Author: Sonia Saikaley
Illustrator: Nathan Caro Fréchette
Samantha is bored, bored, bored until she gets the notion to start a “lemonade” stand selling her favorite homemade Lebanese cream-cheese-and-cucumber sandwiches instead of lemonade. Will her customers agree with her that “different is good?” With some help from her friends and a magical eagle, Samantha’s sandwich stand has a triumphant opening day.
Sonia Saikaley is a poet, so it stands to reason that her first children’s book would be rhythm-rich. Despite the book being aimed at 6–8-year-olds, Saikely manages to avoid the temptation to stick to a downbeat Seussian tempo. Instead, she inserts the occasional almost rap-like cadence:
Naoko banged the drum with red drumsticks: Boom! Boom!! Boom!!!
Just then, Samantha’s friend Jimmy zoom, zoom, zoomed by on his skateboard.
If there is a downside, it is that the book is almost aggressively multi-cultural. Samantha’s friends all return from visits to their respective areas of presumed ancestral origin (Scotland, Japan, and British Columbia) just in time to save the day with various travel souvenirs, and the deus ex machina eagle coming to the rescue upon being summoned by the Indigenous child may cause mild eye-rolling in adult readers. Still, minor stereotyping is unlikely to concern the book’s target audience, and in this reviewer’s opinion a slight touch of magic improves almost any tale.
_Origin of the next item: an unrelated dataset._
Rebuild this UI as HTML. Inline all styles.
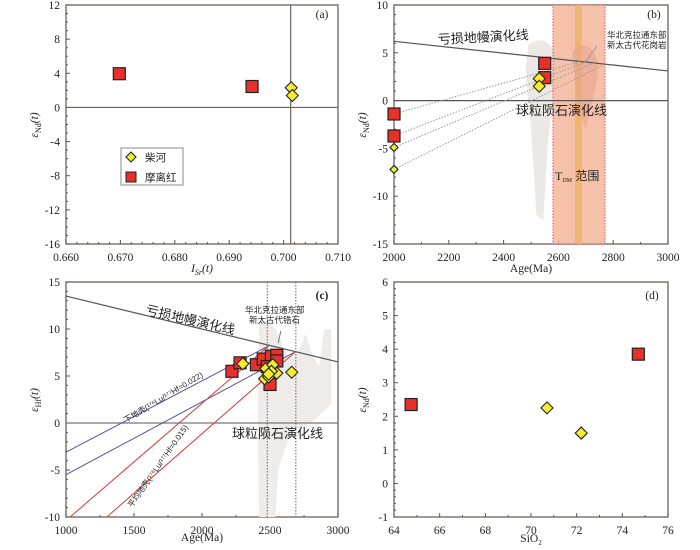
<!DOCTYPE html>
<html><head><meta charset="utf-8"><style>
body{margin:0;background:#fff}
svg{display:block;font-family:"Liberation Serif","Noto Serif CJK SC",serif}
.t{font-size:11.5px;fill:#222}
.cn{font-family:"Liberation Sans","Noto Sans CJK SC",sans-serif}
</style></head><body>
<svg id="s" width="700" height="550" viewBox="0 0 700 550"></svg>
<script>
// Panel a data
const aSqX=[0.6698,0.6942], aSqY=[3.95,2.45];
const aDiX=[0.7014,0.7016], aDiY=[2.3,1.4];
const aXTicks=[0.660,0.670,0.680,0.690,0.700,0.710];
const aYTicks=[12,8,4,0,-4,-8,-12,-16];
// Panel b data
const bSqX=[2550,2550,2000,2000], bSqY=[3.9,2.4,-1.4,-3.7];
const bDiX=[2530,2530,2000,2000], bDiY=[2.3,1.5,-4.9,-7.2];
const bDotEndX=[2680,2700,2730,2770], bDotStartY=[-1.4,-3.7,-4.9,-7.2];
const bXTicks=[2000,2200,2400,2600,2800,3000];
const bYTicks=[10,5,0,-5,-10,-15];
// Panel c data
const cSqX=[2220,2280,2400,2450,2510,2550,2550,2500,2480], cSqY=[5.5,6.4,6.2,6.8,7.1,7.2,6.6,4.1,6.0];
const cDiX=[2300,2470,2520,2460,2490,2550,2660,2510,2490], cDiY=[6.3,5.8,6.2,4.7,4.9,5.3,5.4,5.5,5.2];
const cXTicks=[1000,1500,2000,2500,3000];
const cYTicks=[15,10,5,0,-5,-10];
// Panel d data
const dSqX=[64.75,74.7], dSqY=[2.35,3.85];
const dDiX=[70.7,72.2], dDiY=[2.25,1.5];
const dXTicks=[64,66,68,70,72,74,76];
const dYTicks=[6,5,4,3,2,1,0,-1];

const NS="http://www.w3.org/2000/svg", svg=document.getElementById('s');
function el(tag,at,parent,txt){const e=document.createElementNS(NS,tag);for(const k in at)e.setAttribute(k,at[k]);if(txt!==undefined)e.textContent=txt;(parent||svg).appendChild(e);return e;}
function lin(d0,d1,r0,r1){return v=>r0+(v-d0)*(r1-r0)/(d1-d0);}

function panel(name,x0,x1,y0,y1,xd,yd,xt,yt,xfmt,minorX,minorY){
  const g=el('g',{});
  
  
  const X=lin(xd[0],xd[1],x0,x1), Y=lin(yd[0],yd[1],y1,y0);
  const fr=el('rect',{x:x0,y:y0,width:x1-x0,height:y1-y0,fill:'none',stroke:'#6b625c','stroke-width':1.3},g);
  
  
  xt.forEach(v=>{const t=el('text',{x:X(v),y:y1+17,'text-anchor':'middle',class:'t'},g,xfmt(v));
    
    el('line',{x1:X(v),x2:X(v),y1:y1,y2:y1-4,stroke:'#555'},g);});
  for(let i=0;i<xt.length-1;i++)for(let k=1;k<minorX;k++){const v=xt[i]+(xt[i+1]-xt[i])*k/minorX;el('line',{x1:X(v),x2:X(v),y1:y1,y2:y1-2,stroke:'#555'},g);}
  yt.forEach(v=>{const t=el('text',{x:x0-6,y:Y(v)+4,'text-anchor':'end',class:'t'},g,v);
    
    el('line',{x1:x0,x2:x0+4,y1:Y(v),y2:Y(v),stroke:'#555'},g);});
  for(let i=0;i<yt.length-1;i++)for(let k=1;k<minorY;k++){const v=yt[i]+(yt[i+1]-yt[i])*k/minorY;el('line',{x1:x0,x2:x0+2,y1:Y(v),y2:Y(v),stroke:'#555'},g);}
  return {g,X,Y};
}
function sq(g,x,y){const r=el('rect',{x:x-6,y:y-6,width:12,height:12,fill:'#e8302a',stroke:'#222','stroke-width':1.2},g);}
function di(g,x,y,s){s=s||6;const p=el('path',{d:`M${x} ${y-s}L${x+s} ${y}L${x} ${y+s}L${x-s} ${y}Z`,fill:'#f6ee2a',stroke:'#222','stroke-width':1.1},g);}
function ytitle(g,x,y,sub){const t=el('text',{transform:`translate(${x},${y}) rotate(-90)`,'text-anchor':'middle',class:'t','font-style':'italic'},g);
  
  el('tspan',{},t,'ε');el('tspan',{style:'font-size:8px','dy':'3','font-style':'normal'},t,sub);el('tspan',{'dy':'-3'},t,'(t)');}
function lbl(g,x,y,s,name,extra){const t=el('text',Object.assign({x:x,y:y,class:'t'},extra||{}),g,s);return t;}

// ===== Panel a
{const P=panel('panel-a',66,338,5,244,[0.660,0.710],[-16,12],aXTicks,aYTicks,v=>v.toFixed(3),5,4);
 const g=P.g,X=P.X,Y=P.Y;
 el('line',{x1:66,x2:338,y1:Y(0),y2:Y(0),stroke:'#6b625c','stroke-width':1.2},g);
 el('line',{x1:X(0.7013),x2:X(0.7013),y1:5,y2:244,stroke:'#6b625c','stroke-width':1.2},g);
 aSqX.forEach((v,i)=>sq(g,X(v),Y(aSqY[i])));
 aDiX.forEach((v,i)=>di(g,X(v),Y(aDiY[i])));
 lbl(g,322,18,'(a)','panel-label',{'text-anchor':'middle'});
 const t=lbl(g,202,272,'','x-axis-title',{'text-anchor':'middle','font-style':'italic'});
 el('tspan',{},t,'I');el('tspan',{style:'font-size:8px',dy:3},t,'Sr');el('tspan',{dy:-3},t,'(t)');
 ytitle(g,38,125,'Nd');
 const lg=el('g',{},g);
 el('rect',{x:121,y:148,width:62,height:37,fill:'#fff',stroke:'#888'},lg);
 di(lg,131,157,5);lbl(lg,145,161,'柴河','legend-label-chaihe',{class:'t cn',style:'font-size:10.5px'});
 el('rect',{x:126,y:172,width:10,height:10,fill:'#e8302a',stroke:'#222'},lg);lbl(lg,145,181,'摩离红','legend-label-molihong',{class:'t cn',style:'font-size:10.5px'});
}
// ===== Panel b
{const P=panel('panel-b',394,668,5,244,[2000,3000],[-15,10],bXTicks,bYTicks,v=>v,2,5);
 const g=P.g,X=P.X,Y=P.Y;
 el('path',{d:`M${X(2490)} ${Y(5.8)}C${X(2540)} ${Y(7)} ${X(2600)} ${Y(6)} ${X(2590)} ${Y(3)}L${X(2560)} ${Y(-5)}L${X(2545)} ${Y(-12.5)}L${X(2520)} ${Y(-12)}L${X(2500)} ${Y(-3)}L${X(2480)} ${Y(3)}Z`,fill:'#ece8e6'},g);
 el('rect',{x:X(2580),y:5,width:X(2770)-X(2580),height:239,fill:'#f5b79c',opacity:0.85,stroke:'#e04040','stroke-dasharray':'1.5,1.5'},g);
 el('rect',{x:X(2660),y:5,width:X(2685)-X(2660),height:239,fill:'#f0b36a',opacity:0.9},g);
 el('path',{d:`M${X(2650)} ${Y(5)}C${X(2680)} ${Y(6.5)} ${X(2760)} ${Y(6)} ${X(2740)} ${Y(2)}L${X(2700)} ${Y(-3)}L${X(2670)} ${Y(-1)}Z`,fill:'#e8a58a',opacity:0.6},g);
 const dm=el('line',{x1:X(2000),y1:Y(6.2),x2:X(3000),y2:Y(3.1),stroke:'#555','stroke-width':1.2},g);
 el('line',{x1:394,x2:668,y1:Y(0),y2:Y(0),stroke:'#555','stroke-width':1.2},g);
 bDotEndX.forEach((v,i)=>{const ye=6.2-(v-2000)*3.1/1000;el('line',{x1:X(2000),y1:Y(bDotStartY[i]),x2:X(v),y2:Y(ye),stroke:'#999','stroke-dasharray':'1.5,1.5'},g);});
 el('line',{x1:X(2700),y1:Y(4.1),x2:X(2740),y2:Y(5.7),stroke:'#999'},g);
 bSqX.forEach((v,i)=>sq(g,X(v),Y(bSqY[i])));
 bDiX.forEach((v,i)=>di(g,X(v),Y(bDiY[i]),i<2?6:4));
 lbl(g,654,18,'(b)','panel-label',{'text-anchor':'middle'});
 lbl(g,438,44,'亏损地幔演化线','dm-label',{class:'t cn',fill:'#555',style:'font-size:13px',transform:'rotate(-3 438 44)'});
 lbl(g,516,115,'球粒陨石演化线','chondrite-label',{class:'t cn',style:'font-size:13px',fill:'#555'});
 lbl(g,607,38,'华北克拉通东部','ncc-label-1',{class:'t cn',style:'font-size:8.5px'});
 lbl(g,607,48,'新太古代花岗岩','ncc-label-2',{class:'t cn',style:'font-size:8.5px'});
 const tt=lbl(g,555,180,'','tdm-label',{fill:'#a06050',style:'font-size:12px'});
 el('tspan',{},tt,'T');el('tspan',{style:'font-size:6px',dy:2},tt,'DM');el('tspan',{dy:-2,class:'cn'},tt,' 范围');
 lbl(g,531,272,'Age(Ma)','x-axis-title',{'text-anchor':'middle'});
 ytitle(g,366,125,'Nd');
}
// ===== Panel c
{const P=panel('panel-c',66,338,282,517,[1000,3000],[-10,15],cXTicks,cYTicks,v=>v,2,5);
 const g=P.g,X=P.X,Y=P.Y;
 el('path',{d:`M${X(2420)} ${Y(10.5)}C${X(2480)} ${Y(11.5)} ${X(2560)} ${Y(10)} ${X(2600)} ${Y(8)}C${X(2650)} ${Y(6)} ${X(2700)} ${Y(7)} ${X(2760)} ${Y(9.5)}L${X(2820)} ${Y(7)}L${X(2860)} ${Y(6)}L${X(2900)} ${Y(10)}L${X(2950)} ${Y(10)}L${X(2950)} ${Y(2)}L${X(2800)} ${Y(0)}L${X(2650)} ${Y(-1)}L${X(2560)} ${Y(-5)}L${X(2540)} ${Y(-10)}L${X(2420)} ${Y(-10)}L${X(2410)} ${Y(0)}Z`,fill:'#eeebe9'},g);
 el('line',{x1:X(1000),y1:Y(13.5),x2:X(3000),y2:Y(6.5),stroke:'#555','stroke-width':1.2},g);
 el('line',{x1:66,x2:338,y1:Y(0),y2:Y(0),stroke:'#777','stroke-width':1.2},g);
 [2480,2690].forEach(v=>el('line',{x1:X(v),x2:X(v),y1:282,y2:517,stroke:'#666','stroke-dasharray':'1.5,1.5'},g));
 el('line',{x1:X(1000),y1:Y(-3.1),x2:X(2490),y2:Y(8.2),stroke:'#5552a0'},g);
 el('line',{x1:X(1000),y1:Y(-5.5),x2:X(2690),y2:Y(7.6),stroke:'#5552a0'},g);
 el('line',{x1:X(1030),y1:Y(-10),x2:X(2490),y2:Y(8.2),stroke:'#d83a3a'},g);
 el('line',{x1:X(1300),y1:Y(-10),x2:X(2690),y2:Y(7.6),stroke:'#d83a3a'},g);
 el('line',{x1:X(2580),y1:Y(9.8),x2:X(2560),y2:Y(8.5),stroke:'#777'},g);
 cSqX.forEach((v,i)=>sq(g,X(v),Y(cSqY[i])));
 cDiX.forEach((v,i)=>di(g,X(v),Y(cDiY[i])));
 lbl(g,322,299,'(c)','panel-label',{'text-anchor':'middle','font-weight':'bold'});
 lbl(g,145,314,'亏损地幔演化线','dm-label',{class:'t cn',fill:'#555',style:'font-size:13px',transform:'rotate(13 145 314)'});
 lbl(g,232,438,'球粒陨石演化线','chondrite-label',{class:'t cn',style:'font-size:13px',fill:'#555'});
 lbl(g,245,313,'华北克拉通东部','ncc-label-1',{class:'t cn',style:'font-size:8.5px'});
 lbl(g,249,323,'新太古代锆石','ncc-label-2',{class:'t cn',style:'font-size:8.5px'});
 lbl(g,126,423,'下地壳(¹⁷⁶Lu/¹⁷⁷Hf=0.022)','lower-crust-label',{class:'t cn',style:'font-size:8px',fill:'#555',transform:'rotate(-31 126 423)'});
 lbl(g,132,508,'平均地壳(¹⁷⁶Lu/¹⁷⁷Hf=0.015)','avg-crust-label',{class:'t cn',style:'font-size:8px',fill:'#555',transform:'rotate(-55 132 508)'});
 lbl(g,202,541,'Age(Ma)','x-axis-title',{'text-anchor':'middle'});
 ytitle(g,38,400,'Hf');
}
// ===== Panel d
{const P=panel('panel-d',394,668,282,517,[64,76],[-1,6],dXTicks,dYTicks,v=>v,2,5);
 const g=P.g,X=P.X,Y=P.Y;
 dSqX.forEach((v,i)=>sq(g,X(v),Y(dSqY[i])));
 dDiX.forEach((v,i)=>di(g,X(v),Y(dDiY[i])));
 lbl(g,652,299,'(d)','panel-label',{'text-anchor':'middle'});
 const t=lbl(g,531,542,'','x-axis-title',{'text-anchor':'middle'});
 el('tspan',{},t,'SiO');el('tspan',{style:'font-size:7px',dy:3},t,'2');
 ytitle(g,366,400,'Nd');
}
</script>
</body></html>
Nathan Caro Fréchette’s illustrations are the perfect foil for the story. They are simple and colorful, yet surprisingly expressive. Too, his depictions of characters with different racial backgrounds are not merely tinted drawings of white people, which is refreshing. All in all, this is a pleasant tale of friendship, innovation, and appreciation – which are appropriate at any age.